I'm trying to add a list column containing a list or character vector of all unique values in the char+extra columns. I can do it rowwise, but I need to do it for each group. Example desired output:
# A tibble: 10 x 6
group char1 char2 char3 extra unique
<chr> <chr> <chr> <chr> <list> <list>
1 group1 a b c <chr [1]> <chr [7]>
2 group1 b c d <chr [1]> <chr [7]>
3 group1 c d e <chr [1]> <chr [7]>
4 group1 d e f <chr [1]> <chr [7]>
5 group1 e f g <chr [1]> <chr [7]>
6 group2 f g h <list [2]> <chr [9]>
7 group2 g h i <chr [1]> <chr [9]>
8 group2 h i j <chr [1]> <chr [9]>
9 group2 i j k <chr [1]> <chr [9]>
10 group2 j k l <chr [1]> <chr [9]>
each 'group 1' row has c("a", "b", "c", "d", "e", "f", "g") in the unique
column.
each 'group 2' row has c("f", "g", "h", "i", "j", "k", "l", "x", "y") in the unique
column.
Things I have tried:
> exemplar %>% group_by(group) %>% mutate(unique = unique(select(., starts_with("c"), "extra")))
Adding missing grouping variables: `group`
Error: Problem with `mutate()` input `unique`.
x Input `unique` can/'t be recycled to size 5.
> exemplar %>%
+ mutate(unique = pmap_chr(
+ .l = select(., starts_with("c"), "extra"),
+ .f = function(...) unique(...)
+ )
+ )
Error: Problem with `mutate()` input `unique`.
x argument "x" is missing, with no default
> exemplar %>%
+ mutate(unique = pmap_chr(
+ .l = select(., starts_with("c"), "extra"),
+ .f = function(...) unique(...)
+ )
+ )
Error: Problem with `mutate()` input `unique`.
x argument "x" is missing, with no default
I feel like I've completely missed a simple way to do this - should I be unlisting the 'extra' column earlier? Given the variable number of columns to include, should I be creating a selection vector to use instead of using select(., ...) to do it in-place? Do I need to do it in a few steps then discard the unneeded columns?
Upvotes: 2
Views: 1422
Reputation: 3429
I think the following code might do what you ask.

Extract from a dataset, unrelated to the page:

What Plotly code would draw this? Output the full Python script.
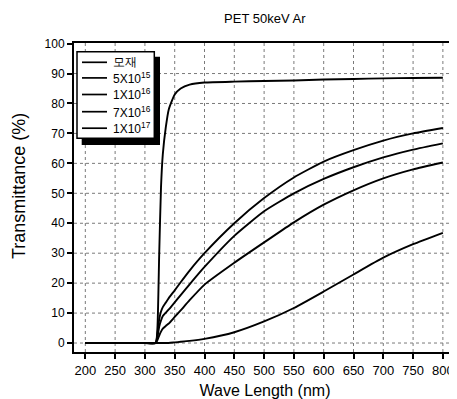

The trick is to combine the values from different columns, some of them containing characters, and the other one containing "lists". So the first steps are to extract the information from both types of columns as vectors (with c_across(starts_with("c"))
and unlist(extra)
) ads combine them into a vector on which you will be able to work.
exemplar %>%
group_by(group) %>%
mutate(unique = list( # Makes sure that the new column is a "list"
unique( # Get the "unique" values
c( # Combine results from two types of columns
c_across( # First extract the "char" columns into a vector
starts_with("c")),
unlist(extra)) # Then extract the "extra" column into a vector
)
)) %>%
ungroup()
The result of this command is the following
# A tibble: 10 × 6
group char1 char2 char3 extra unique
<chr> <chr> <chr> <chr> <list> <list>
1 group1 a b c <chr [1]> <chr [8]>
2 group1 b c d <chr [1]> <chr [8]>
3 group1 c d e <chr [1]> <chr [8]>
4 group1 d e f <chr [1]> <chr [8]>
5 group1 e f g <chr [1]> <chr [8]>
6 group2 f g h <list [2]> <chr [10]>
7 group2 g h i <chr [1]> <chr [10]>
8 group2 h i j <chr [1]> <chr [10]>
9 group2 i j k <chr [1]> <chr [10]>
10 group2 j k l <chr [1]> <chr [10]>
For group 1, the result is
[[1]]
[1] "a" "b" "c" "d" "e" "f" "g" ""
And for group 1,
[[1]]
[1] "f" "g" "h" "i" "j" "k" "l" "x" "y" ""
Upvotes: 1